I've just released modd, a new1 project of mine. Like its sister project devd, it's distributed as a single, self-contained binary for all major platforms - get it while it's fresh.
Modd is a simple tool that's hard to explain pithily. It triggers commands and manages daemons in response to filesystem changes - but that is a technically-correct mouthful that doesn't really convey how it is used. Part of the problem is that it is extremely flexible. In my projects it runs linters, does live code compiles, manages infrastructure daemons like databases, runs test instances of projects and is even rendering and live-reloading this blog post as I type. Modd replaces parts of tools like Gulp, Grunt, Foreman and make, but it can also augment them. For instance, one of my projects is entirely driven by a Makefile, with tasks invoked by modd on change.
At modd's core is a a file change detection library that tries to get things right for most developer work patterns. It handles temporary files, VCS directories and many pathological behaviors shown by common editors correctly (or at least tries really hard to). The change detection algorithm waits for a lull in activity, so that jobs aren't triggered in the middle of progressive processes like renders and compiles that may touch many files. The result is change detection that is less surprising and more consistent than similar projects out there. The output of the change detection algorithm is then hooked up to a very flexible way to specify commands and manage daemons, letting you specify shell scripts that trigger on file match patterns in a single config file. Finally, there are a few mod-cons. A custom terminal logging module lets modd sensibly interleave the output of possibly concurrent daemons and commands, with headings showing which command was responsible for what. Modd also has support for desktop notifications (Growl on OSX, libnotify on Linux), letting you see things like linter output and compile editors immediately.

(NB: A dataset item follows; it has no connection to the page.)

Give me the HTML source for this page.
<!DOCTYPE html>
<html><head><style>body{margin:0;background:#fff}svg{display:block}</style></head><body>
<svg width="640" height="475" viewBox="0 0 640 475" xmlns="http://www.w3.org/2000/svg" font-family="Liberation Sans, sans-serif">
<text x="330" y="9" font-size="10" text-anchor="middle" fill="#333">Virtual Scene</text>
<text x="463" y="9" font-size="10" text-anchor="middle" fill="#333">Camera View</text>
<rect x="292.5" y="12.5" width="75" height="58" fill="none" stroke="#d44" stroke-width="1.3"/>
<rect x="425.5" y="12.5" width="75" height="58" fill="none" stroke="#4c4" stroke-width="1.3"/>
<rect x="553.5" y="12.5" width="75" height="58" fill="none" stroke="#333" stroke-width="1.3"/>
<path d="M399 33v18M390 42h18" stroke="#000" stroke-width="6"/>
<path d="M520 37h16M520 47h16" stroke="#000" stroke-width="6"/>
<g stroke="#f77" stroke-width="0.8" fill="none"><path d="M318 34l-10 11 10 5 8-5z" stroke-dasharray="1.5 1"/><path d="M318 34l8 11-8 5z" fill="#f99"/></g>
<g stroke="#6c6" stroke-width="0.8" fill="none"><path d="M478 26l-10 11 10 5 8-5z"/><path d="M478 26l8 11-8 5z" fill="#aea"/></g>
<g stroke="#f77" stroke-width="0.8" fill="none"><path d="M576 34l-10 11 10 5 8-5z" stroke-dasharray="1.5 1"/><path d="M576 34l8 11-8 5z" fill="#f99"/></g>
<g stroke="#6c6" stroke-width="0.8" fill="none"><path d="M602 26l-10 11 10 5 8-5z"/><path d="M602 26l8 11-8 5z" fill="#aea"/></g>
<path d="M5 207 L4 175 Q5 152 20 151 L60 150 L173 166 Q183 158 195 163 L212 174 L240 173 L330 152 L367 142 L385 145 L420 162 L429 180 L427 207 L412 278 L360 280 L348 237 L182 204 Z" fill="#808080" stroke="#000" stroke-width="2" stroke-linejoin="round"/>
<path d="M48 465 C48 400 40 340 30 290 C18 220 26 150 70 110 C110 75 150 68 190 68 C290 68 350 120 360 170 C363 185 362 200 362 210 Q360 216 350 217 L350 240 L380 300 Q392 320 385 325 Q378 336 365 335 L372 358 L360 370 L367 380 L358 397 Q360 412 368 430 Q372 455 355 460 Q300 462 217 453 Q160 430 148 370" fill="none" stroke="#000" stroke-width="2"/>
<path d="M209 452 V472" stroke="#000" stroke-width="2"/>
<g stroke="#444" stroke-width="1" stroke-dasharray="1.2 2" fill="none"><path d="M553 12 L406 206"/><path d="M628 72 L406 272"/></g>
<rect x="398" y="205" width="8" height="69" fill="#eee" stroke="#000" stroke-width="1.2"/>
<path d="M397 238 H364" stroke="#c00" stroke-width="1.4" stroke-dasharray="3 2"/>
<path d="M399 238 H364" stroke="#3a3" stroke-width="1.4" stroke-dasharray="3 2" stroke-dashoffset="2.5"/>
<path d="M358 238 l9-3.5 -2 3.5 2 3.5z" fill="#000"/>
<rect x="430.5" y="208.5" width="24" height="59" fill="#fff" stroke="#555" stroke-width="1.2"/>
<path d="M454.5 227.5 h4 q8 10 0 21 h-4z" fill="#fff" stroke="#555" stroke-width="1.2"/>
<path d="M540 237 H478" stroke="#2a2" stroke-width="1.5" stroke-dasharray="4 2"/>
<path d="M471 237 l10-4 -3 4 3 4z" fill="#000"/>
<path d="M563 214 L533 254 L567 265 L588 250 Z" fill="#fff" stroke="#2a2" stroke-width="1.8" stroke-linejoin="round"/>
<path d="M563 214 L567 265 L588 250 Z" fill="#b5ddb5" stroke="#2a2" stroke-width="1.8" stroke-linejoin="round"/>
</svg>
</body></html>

Below, I'm going to show one quick example of how I use modd to do a live build/compile cycle for devd, a pretty standard Go project. In a future post, I'll show how I've replaced Gulp entirely for a Javascript-heavy front-end project.
Please see the modd documentation for a complete explanation of the syntax and for more examples.
Test-compile cycle for Go
On startup, modd looks for a file called modd.conf in the current directory. This file has a simple but powerful syntax - one or more blocks of commands, each of which can be triggered on changes to files matching a set of file patterns. Commands have two flavors: prep commands that run and terminate (e.g. compiling, running test suites or running linters), and daemon commands that run and keep running (e.g databases or webservers). Daemons are restarted when their block is triggered, after all prep commands have run successfully. Commands are embedded shell scripts, so shell features like redirection work, and compound, multi-step commands are common.
Here is the simple modd.conf I use to drive the test cycle for devd:
**/*.go {
prep: go test @dirmods
}
**/*.go !**/*_test.go {
prep: go install ./cmd/devd
daemon +sigterm: devd -ml ./tmp
}
After the modd command, the commands execute for the first time, and modd is then ready to respond to changes. The initial output looks like this:
The config file does three things:
- When any .go file changes, it runs "go test" on the affected module.
- When a non-test file changes, it compiles and installs devd.
- It keeps a test instance of the devd daemon running, and restarts it with a SIGTERM when needed.
The one subtlety here is the @dirmods tag, which is replaced with a shell-escaped list of all directories that contain modified files. There's a similar tag - @mods - that is replaced with all matching modified files. When first run, both of these tags are replaced by all possible matches - that is, all directories containing matching files, and all matching files respectively. This means that the test suite for all the Go modules in the project is run on startup, and only for modified modules after that.
In fact, this is release v0.2, which slipped in before I had time to announce v0.1 on my blog.